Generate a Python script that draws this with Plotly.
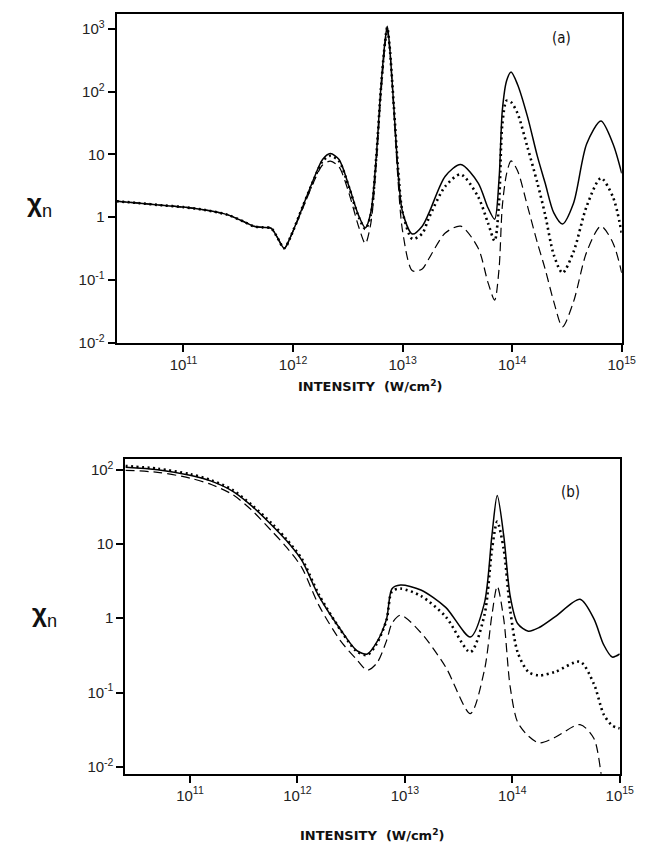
import plotly.graph_objects as go

# ---------------- Panel (a) data ----------------
intensity_a = [2.45e10, 4.0e10, 6.3e10, 1.0e11, 1.58e11, 2.5e11, 3.55e11, 4.37e11, 5.25e11, 6.3e11,
               7.08e11, 8.32e11, 9.55e11, 1.23e12, 1.58e12, 1.86e12, 2.19e12, 2.63e12, 3.24e12, 3.98e12,
               4.57e12, 5.13e12, 5.75e12, 6.31e12, 6.92e12, 7.24e12, 7.59e12, 8.32e12, 9.12e12, 1.0e13,
               1.23e13, 1.51e13, 1.74e13, 2.45e13, 3.39e13, 4.9e13, 6.03e13, 6.92e13, 7.59e13, 8.13e13,
               8.91e13, 9.77e13, 1.12e14, 1.38e14, 1.7e14, 2.0e14, 2.4e14, 2.88e14, 3.63e14, 4.79e14,
               6.46e14, 8.32e14, 1.0e15]
chi_a_solid = [1.8, 1.67, 1.55, 1.45, 1.3, 1.1, 0.85, 0.72, 0.69, 0.67,
               0.5, 0.32, 0.5, 1.5, 4.5, 8.3, 10.3, 8.3, 3.1, 1.05,
               0.68, 1.2, 9.3, 105, 650, 1100, 560, 56, 5.0, 1.2,
               0.54, 0.72, 1.17, 4.5, 6.9, 3.5, 1.4, 0.93, 4.0, 50,
               150, 205, 130, 40, 9.3, 3.5, 1.17, 0.78, 1.67, 14.8,
               34, 14.8, 5.0]
chi_a_dotted = [1.8, 1.67, 1.55, 1.45, 1.3, 1.1, 0.85, 0.72, 0.69, 0.67,
                0.5, 0.32, 0.5, 1.5, 4.3, 7.8, 9.5, 7.8, 3.0, 1.0,
                0.65, 1.1, 9.0, 100, 620, 1050, 560, 58, 5.5, 1.2,
                0.45, 0.55, 0.98, 3.1, 4.8, 2.1, 0.8, 0.42, 1.7, 30,
                72, 68, 45, 13, 3.5, 1.1, 0.25, 0.13, 0.28, 1.5,
                4.2, 2.1, 0.56]
chi_a_dashed = [1.8, 1.67, 1.55, 1.45, 1.3, 1.1, 0.85, 0.72, 0.69, 0.67,
                0.5, 0.32, 0.5, 1.4, 4.0, 6.8, 7.8, 6.3, 2.4, 0.7,
                0.38, 0.8, 7.0, 80, 550, 950, 520, 50, 3.5, 0.6,
                0.14, 0.15, 0.22, 0.56, 0.72, 0.32, 0.09, 0.048, 0.15, 1.5,
                5.0, 7.9, 5.5, 1.5, 0.39, 0.15, 0.045, 0.018, 0.045, 0.28,
                0.72, 0.39, 0.13]

# ---------------- Panel (b) data ----------------
intensity_b = [2.51e10, 5.01e10, 1.0e11, 1.58e11, 2.51e11, 3.8e11, 5.75e11, 7.94e11, 1.1e12, 1.58e12,
               2.51e12, 3.55e12, 4.47e12, 5.5e12, 6.76e12, 7.59e12, 9.12e12, 1.41e13, 2.4e13, 4.07e13,
               5.5e13, 6.46e13, 7.24e13, 8.32e13, 9.55e13, 1.12e14, 1.41e14, 1.78e14, 2.51e14, 4.27e14,
               5.75e14, 7.08e14, 8.51e14, 1.0e15]
chi_b_solid = [108, 100, 84, 70, 51, 32, 18, 11, 6.0, 2.0,
               0.71, 0.37, 0.33, 0.48, 0.98, 2.5, 2.8, 2.4, 1.4, 0.56,
               1.6, 13, 45, 13, 2.0, 0.85, 0.67, 0.75, 1.05, 1.8,
               0.98, 0.44, 0.30, 0.33]
chi_b_dotted = [112, 103, 87, 72, 53, 33, 19, 11.5, 6.3, 2.1,
                0.70, 0.36, 0.32, 0.46, 0.95, 2.3, 2.5, 2.0, 1.05, 0.35,
                1.1, 8.3, 20, 8.5, 1.3, 0.35, 0.19, 0.17, 0.19, 0.26,
                0.13, 0.051, 0.036, 0.033]
chi_b_dashed = [98, 92, 77, 63, 46, 28, 15, 9.0, 4.8, 1.5,
                0.5, 0.28, 0.20, 0.25, 0.5, 0.85, 1.1, 0.64, 0.22, 0.052,
                0.2, 1.1, 2.7, 0.98, 0.12, 0.04, 0.026, 0.021, 0.025, 0.037,
                0.024, 0.005, 0.002, 0.001]

x_tickvals = [1e11, 1e12, 1e13, 1e14, 1e15]
x_ticktext = ["10<sup>11</sup>", "10<sup>12</sup>", "10<sup>13</sup>", "10<sup>14</sup>", "10<sup>15</sup>"]
ya_tickvals = [1e-2, 1e-1, 1, 10, 1e2, 1e3]
ya_ticktext = ["10<sup>-2</sup>", "10<sup>-1</sup>", "1", "10", "10<sup>2</sup>", "10<sup>3</sup>"]
yb_tickvals = [1e-2, 1e-1, 1, 10, 1e2]
yb_ticktext = ["10<sup>-2</sup>", "10<sup>-1</sup>", "1", "10", "10<sup>2</sup>"]

W, H = 661, 851
FONT = "Liberation Sans, Arial, sans-serif"

fig = go.Figure()

styles = [
    ("dashed", dict(color="black", width=1.2, dash="9px,5px")),
    ("dotted", dict(color="black", width=2.6, dash="2px,3.5px")),
    ("solid", dict(color="black", width=1.5)),
]
data_a = {"solid": chi_a_solid, "dotted": chi_a_dotted, "dashed": chi_a_dashed}
data_b = {"solid": chi_b_solid, "dotted": chi_b_dotted, "dashed": chi_b_dashed}

for name, ln in styles:
    fig.add_trace(go.Scatter(x=intensity_a, y=data_a[name], mode="lines",
                             line=dict(**ln, shape="spline", smoothing=0.8),
                             xaxis="x", yaxis="y", showlegend=False, hoverinfo="skip"))
for name, ln in styles:
    fig.add_trace(go.Scatter(x=intensity_b, y=data_b[name], mode="lines",
                             line=dict(**ln, shape="spline", smoothing=0.8),
                             xaxis="x2", yaxis="y2", showlegend=False, hoverinfo="skip"))

axis_common = dict(type="log", showgrid=False, zeroline=False, showline=True, mirror=True,
                   linecolor="black", linewidth=2, ticks="outside", ticklen=7, tickwidth=1.5,
                   tickcolor="black", tickfont=dict(family=FONT, size=15, color="#222"))

fig.update_layout(
    width=W, height=H,
    margin=dict(l=0, r=0, t=0, b=0),
    paper_bgcolor="white", plot_bgcolor="white",
    xaxis=dict(**axis_common, domain=[111 / W, 627 / W], range=[10.39, 15.0],
               tickvals=x_tickvals, ticktext=x_ticktext, anchor="y"),
    yaxis=dict(**axis_common, domain=[1 - 338 / H, 1 - 6 / H], range=[-2.0, 3.237],
               tickvals=ya_tickvals, ticktext=ya_ticktext, anchor="x"),
    xaxis2=dict(**axis_common, domain=[120 / W, 625 / W], range=[10.40, 15.0],
                tickvals=x_tickvals, ticktext=x_ticktext, anchor="y2"),
    yaxis2=dict(**axis_common, domain=[1 - 773 / H, 1 - 455 / H], range=[-2.093, 2.147],
                tickvals=yb_tickvals, ticktext=yb_ticktext, anchor="x2"),
)

title_font = dict(family="DejaVu Sans, sans-serif", size=13, color="#111")
for (xx, yy) in [(370, 382), (372, 835)]:
    fig.add_annotation(xref="paper", yref="paper", showarrow=False, xanchor="center", yanchor="middle",
                       x=xx / W, y=1 - yy / H, text="<b>INTENSITY  (W/cm<sup>2</sup>)</b>", font=title_font)
for (xx, yy) in [(32, 198), (37, 612)]:
    fig.add_annotation(xref="paper", yref="paper", showarrow=False, xanchor="center", yanchor="middle",
                       x=xx / W, y=1 - yy / H, text="<b>χ</b><sub>n</sub>",
                       font=dict(family=FONT, size=26, color="#111"))
label_font = dict(family="DejaVu Sans Condensed, Liberation Sans Narrow, sans-serif", size=15, color="#111")
fig.add_annotation(xref="paper", yref="paper", showarrow=False, xanchor="center", yanchor="middle",
                   x=565 / W, y=1 - 30 / H, text="(a)", font=label_font)
fig.add_annotation(xref="paper", yref="paper", showarrow=False, xanchor="center", yanchor="middle",
                   x=575 / W, y=1 - 489 / H, text="(b)", font=label_font)

fig.write_html("out.html")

====

Pictures stay out. Print the data exactly, from its first line through the line containing "import plotly.graph_objects as go".

Generate a Python script that draws this with Plotly.
import plotly.graph_objects as go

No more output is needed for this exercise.